Associate Professor and Chair of Dance
The “Bridges to Skidmore” course was created in 2010 by Associate Dean of the Faculty and Professor of Social Work Crystal Dea Moore as a non-credit-bearing college experience for differently abled adults from the Saratoga Bridges community working together with Skidmore students.(1) In 2017, I redesigned the program to be a dance course and scholarly initiative examining the physical effects and creative processes of integrative dance on this population.(2) In the current course model, individuals from Saratoga Bridges are matched with Skidmore students, and together they engage in an integrative dance experience. As Caroline Kelberman ’17 and I have written, “Integrative dance may be defined as dance that encourages the participation of all individuals, regardless of ability, supporting and celebrating these differences through movement.”(3) The social aspect of dance is essential to the “Bridges to Skidmore” experience.

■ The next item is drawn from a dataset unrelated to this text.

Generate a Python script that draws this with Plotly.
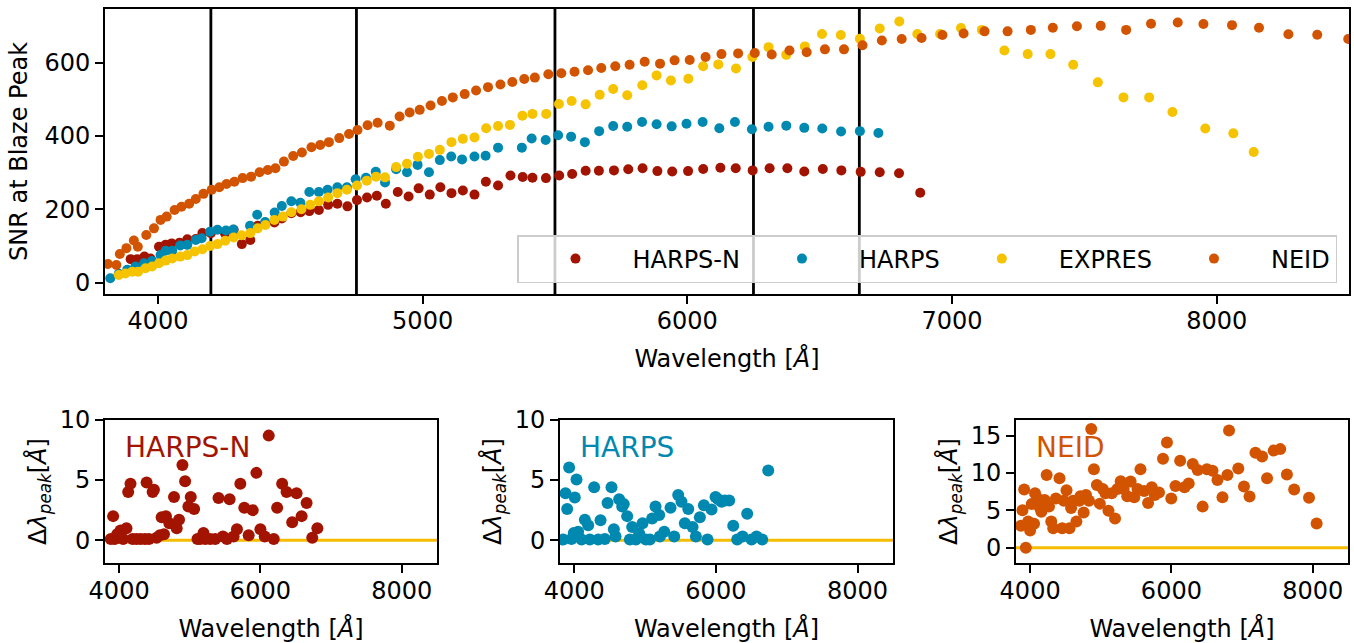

Differently abled people are often socially isolated and identify disability-service users, staff, and family members as friends.(4) For example, people on the autism-spectrum scale commonly experience a deficit in appropriate communication, social empathy, and awareness or sensitivity to others’ emotional experiences.(5) These social insufficiencies may have impacts on the development and maintenance of social relationships, and thus, may lead to social isolation.(6) “Bridges to Skidmore” was designed to meet the needs of differently abled individuals; the structure of the class was established with a conscious objective to create a socially inclusive and integrated dance environment. Profoundly important aspects to this work are the deep and meaningful relationships that form between the participants and their college-student counterparts throughout the semester.